▶ **What to produce**
Copy out every line containing the word "chart".

▶ **Data section**
Start
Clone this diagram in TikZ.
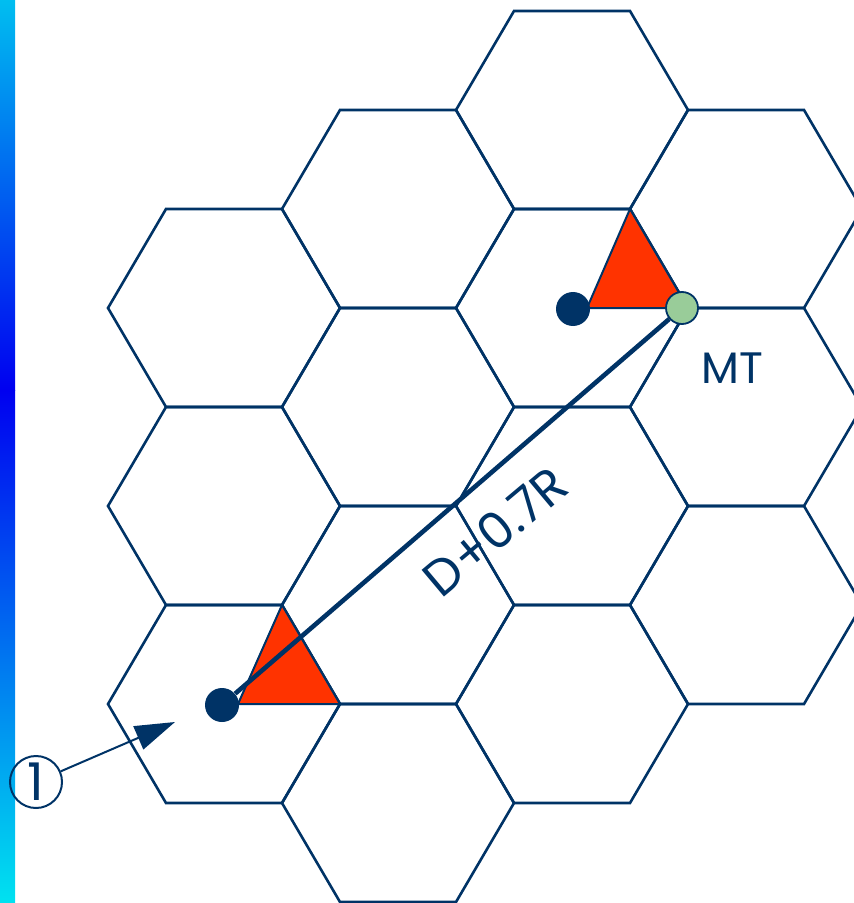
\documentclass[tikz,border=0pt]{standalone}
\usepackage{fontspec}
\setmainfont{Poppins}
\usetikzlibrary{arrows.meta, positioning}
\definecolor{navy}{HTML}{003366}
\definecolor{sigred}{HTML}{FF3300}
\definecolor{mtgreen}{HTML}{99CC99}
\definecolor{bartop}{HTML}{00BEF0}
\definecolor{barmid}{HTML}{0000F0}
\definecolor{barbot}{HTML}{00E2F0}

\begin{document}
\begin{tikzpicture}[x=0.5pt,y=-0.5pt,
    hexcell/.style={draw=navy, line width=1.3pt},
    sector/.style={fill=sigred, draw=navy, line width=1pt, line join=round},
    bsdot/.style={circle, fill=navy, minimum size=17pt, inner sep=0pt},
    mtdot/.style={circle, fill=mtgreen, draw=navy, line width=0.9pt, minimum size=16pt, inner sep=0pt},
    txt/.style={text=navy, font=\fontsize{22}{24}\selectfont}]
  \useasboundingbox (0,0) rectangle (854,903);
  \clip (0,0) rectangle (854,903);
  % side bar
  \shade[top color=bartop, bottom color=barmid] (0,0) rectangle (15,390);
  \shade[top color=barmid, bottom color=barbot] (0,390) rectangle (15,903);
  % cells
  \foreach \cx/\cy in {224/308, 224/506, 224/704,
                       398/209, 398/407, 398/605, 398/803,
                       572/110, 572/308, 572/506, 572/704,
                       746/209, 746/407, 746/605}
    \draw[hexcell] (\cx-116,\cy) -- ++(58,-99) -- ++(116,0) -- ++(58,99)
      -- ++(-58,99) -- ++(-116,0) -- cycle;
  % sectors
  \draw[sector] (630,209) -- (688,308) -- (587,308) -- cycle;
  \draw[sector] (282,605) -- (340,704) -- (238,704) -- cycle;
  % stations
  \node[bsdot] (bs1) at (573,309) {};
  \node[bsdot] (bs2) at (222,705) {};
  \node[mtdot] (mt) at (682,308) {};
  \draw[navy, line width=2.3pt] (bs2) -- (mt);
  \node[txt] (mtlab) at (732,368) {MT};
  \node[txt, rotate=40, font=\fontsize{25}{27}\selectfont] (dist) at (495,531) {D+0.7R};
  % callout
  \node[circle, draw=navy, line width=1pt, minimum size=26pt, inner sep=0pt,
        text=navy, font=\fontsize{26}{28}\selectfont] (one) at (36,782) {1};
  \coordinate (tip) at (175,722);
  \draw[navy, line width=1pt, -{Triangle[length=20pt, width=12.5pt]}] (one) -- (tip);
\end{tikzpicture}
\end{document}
End
Start
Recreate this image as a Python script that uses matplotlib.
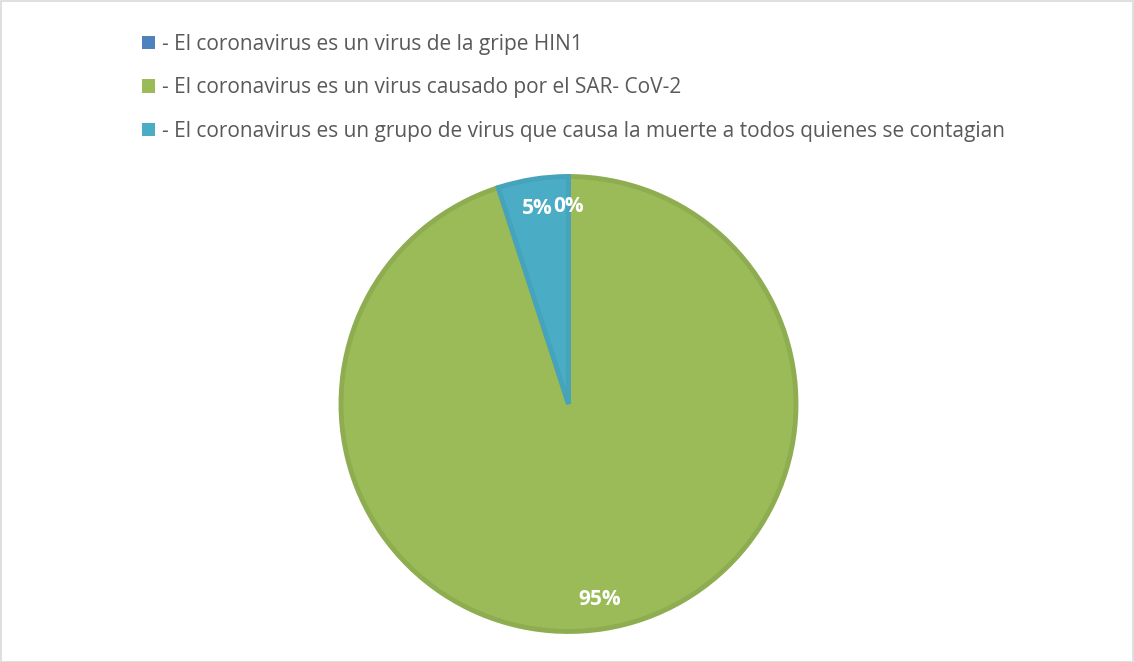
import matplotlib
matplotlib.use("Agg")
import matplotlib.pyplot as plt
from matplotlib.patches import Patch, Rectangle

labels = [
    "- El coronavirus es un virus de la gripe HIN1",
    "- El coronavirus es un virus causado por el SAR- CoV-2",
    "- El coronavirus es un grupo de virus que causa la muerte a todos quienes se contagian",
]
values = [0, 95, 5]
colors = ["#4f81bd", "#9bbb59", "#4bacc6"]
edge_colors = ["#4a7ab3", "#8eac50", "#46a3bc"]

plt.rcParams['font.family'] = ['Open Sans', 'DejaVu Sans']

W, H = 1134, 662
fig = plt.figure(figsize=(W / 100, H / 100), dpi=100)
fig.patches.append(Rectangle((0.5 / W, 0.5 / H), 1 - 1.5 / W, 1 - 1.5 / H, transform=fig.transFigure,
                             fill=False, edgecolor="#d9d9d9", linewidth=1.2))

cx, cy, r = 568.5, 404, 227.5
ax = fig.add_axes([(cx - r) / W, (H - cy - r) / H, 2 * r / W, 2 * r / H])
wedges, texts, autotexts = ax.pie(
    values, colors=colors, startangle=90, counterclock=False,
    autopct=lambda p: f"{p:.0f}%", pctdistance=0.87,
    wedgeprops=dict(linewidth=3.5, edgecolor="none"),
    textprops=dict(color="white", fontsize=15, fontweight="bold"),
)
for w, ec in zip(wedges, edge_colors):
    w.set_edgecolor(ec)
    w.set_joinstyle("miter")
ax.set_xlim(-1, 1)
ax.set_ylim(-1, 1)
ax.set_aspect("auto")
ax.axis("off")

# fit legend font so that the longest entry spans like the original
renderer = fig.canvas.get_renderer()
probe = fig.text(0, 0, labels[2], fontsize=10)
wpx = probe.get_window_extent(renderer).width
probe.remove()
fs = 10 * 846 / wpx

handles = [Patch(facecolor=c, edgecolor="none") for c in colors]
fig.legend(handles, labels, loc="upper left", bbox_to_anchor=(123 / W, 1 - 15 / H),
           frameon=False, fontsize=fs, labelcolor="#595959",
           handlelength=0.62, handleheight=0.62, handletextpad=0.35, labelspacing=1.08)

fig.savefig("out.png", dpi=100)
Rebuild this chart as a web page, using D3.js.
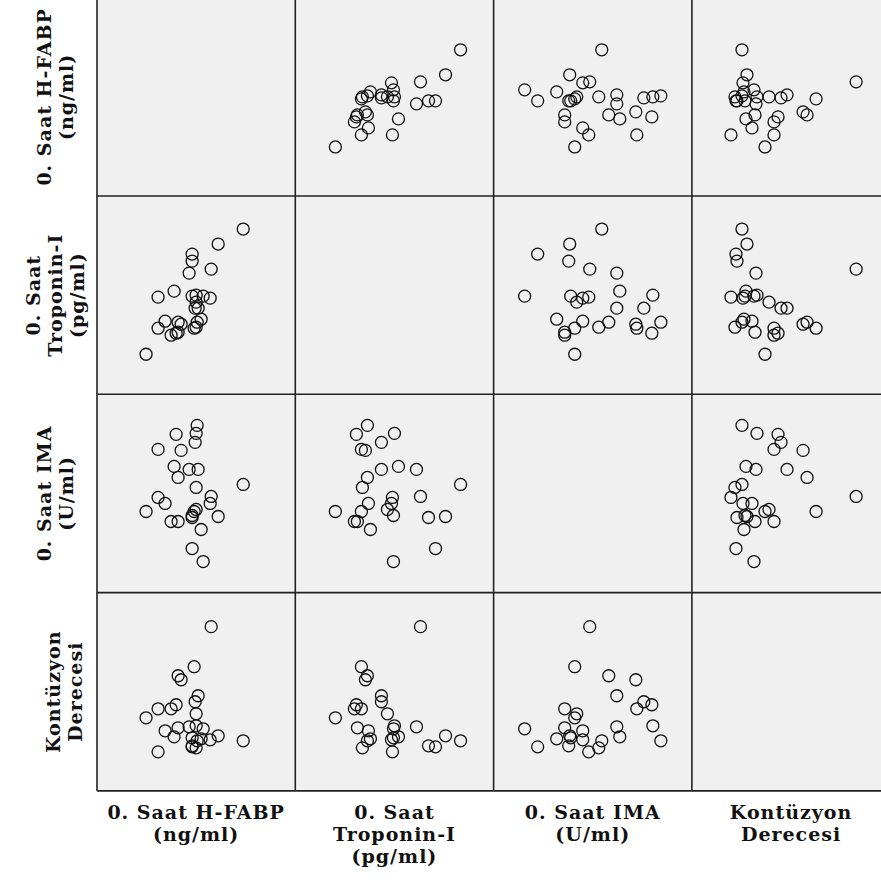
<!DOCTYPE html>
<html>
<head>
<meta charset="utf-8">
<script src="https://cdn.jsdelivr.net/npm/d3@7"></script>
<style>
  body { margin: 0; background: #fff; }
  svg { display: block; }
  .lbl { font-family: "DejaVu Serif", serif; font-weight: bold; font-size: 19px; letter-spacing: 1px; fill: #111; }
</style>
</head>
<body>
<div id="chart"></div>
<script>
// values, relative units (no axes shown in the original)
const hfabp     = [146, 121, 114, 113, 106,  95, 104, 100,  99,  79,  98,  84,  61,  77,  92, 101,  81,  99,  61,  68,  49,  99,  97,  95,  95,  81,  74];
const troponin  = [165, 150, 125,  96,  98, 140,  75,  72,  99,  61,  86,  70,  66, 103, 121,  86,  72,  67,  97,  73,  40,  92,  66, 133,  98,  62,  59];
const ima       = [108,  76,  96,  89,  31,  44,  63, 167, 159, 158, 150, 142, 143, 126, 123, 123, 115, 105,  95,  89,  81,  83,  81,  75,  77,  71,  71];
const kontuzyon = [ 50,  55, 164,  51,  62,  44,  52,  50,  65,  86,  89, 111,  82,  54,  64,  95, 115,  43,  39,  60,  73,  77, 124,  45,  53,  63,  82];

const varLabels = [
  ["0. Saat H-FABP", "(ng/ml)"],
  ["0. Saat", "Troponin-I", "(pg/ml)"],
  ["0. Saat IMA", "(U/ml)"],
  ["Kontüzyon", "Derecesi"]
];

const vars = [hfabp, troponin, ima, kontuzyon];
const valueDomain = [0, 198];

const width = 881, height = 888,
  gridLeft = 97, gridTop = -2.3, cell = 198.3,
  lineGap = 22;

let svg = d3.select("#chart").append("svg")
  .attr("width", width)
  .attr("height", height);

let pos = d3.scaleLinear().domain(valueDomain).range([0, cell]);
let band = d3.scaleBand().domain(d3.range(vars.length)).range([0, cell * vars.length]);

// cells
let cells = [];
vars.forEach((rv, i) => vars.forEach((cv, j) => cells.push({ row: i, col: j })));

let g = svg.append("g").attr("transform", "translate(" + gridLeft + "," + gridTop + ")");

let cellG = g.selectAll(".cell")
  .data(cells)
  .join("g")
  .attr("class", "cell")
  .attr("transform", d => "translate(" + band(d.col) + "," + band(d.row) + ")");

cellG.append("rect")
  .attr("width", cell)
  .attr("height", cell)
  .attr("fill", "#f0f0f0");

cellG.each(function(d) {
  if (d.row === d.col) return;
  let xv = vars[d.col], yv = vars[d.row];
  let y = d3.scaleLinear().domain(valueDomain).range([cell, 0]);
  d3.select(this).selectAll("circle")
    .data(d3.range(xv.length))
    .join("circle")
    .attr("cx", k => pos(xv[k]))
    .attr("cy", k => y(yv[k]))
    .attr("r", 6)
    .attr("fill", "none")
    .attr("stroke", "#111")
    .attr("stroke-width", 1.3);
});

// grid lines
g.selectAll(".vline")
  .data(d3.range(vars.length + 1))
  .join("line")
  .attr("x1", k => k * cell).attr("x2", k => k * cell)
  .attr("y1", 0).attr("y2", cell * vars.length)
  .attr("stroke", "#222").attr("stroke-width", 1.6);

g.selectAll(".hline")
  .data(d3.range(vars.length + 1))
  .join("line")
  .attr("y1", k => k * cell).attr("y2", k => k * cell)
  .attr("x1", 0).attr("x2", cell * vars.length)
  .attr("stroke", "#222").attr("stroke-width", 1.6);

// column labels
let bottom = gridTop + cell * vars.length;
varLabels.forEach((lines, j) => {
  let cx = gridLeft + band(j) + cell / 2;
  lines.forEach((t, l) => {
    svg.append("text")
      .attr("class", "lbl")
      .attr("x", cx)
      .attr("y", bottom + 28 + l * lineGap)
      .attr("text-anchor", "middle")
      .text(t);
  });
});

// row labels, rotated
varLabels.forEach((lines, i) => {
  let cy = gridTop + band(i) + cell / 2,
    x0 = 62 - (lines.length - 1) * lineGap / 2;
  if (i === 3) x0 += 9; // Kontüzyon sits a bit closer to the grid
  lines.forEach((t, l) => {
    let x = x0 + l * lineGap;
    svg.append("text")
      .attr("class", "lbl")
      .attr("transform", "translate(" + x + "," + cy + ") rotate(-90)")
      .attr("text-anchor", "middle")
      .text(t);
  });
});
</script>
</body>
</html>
End
▶ **Answer to this exercise**
Rebuild this chart as a web page, using D3.js.
<div id="chart"></div>
let svg = d3.select("#chart").append("svg")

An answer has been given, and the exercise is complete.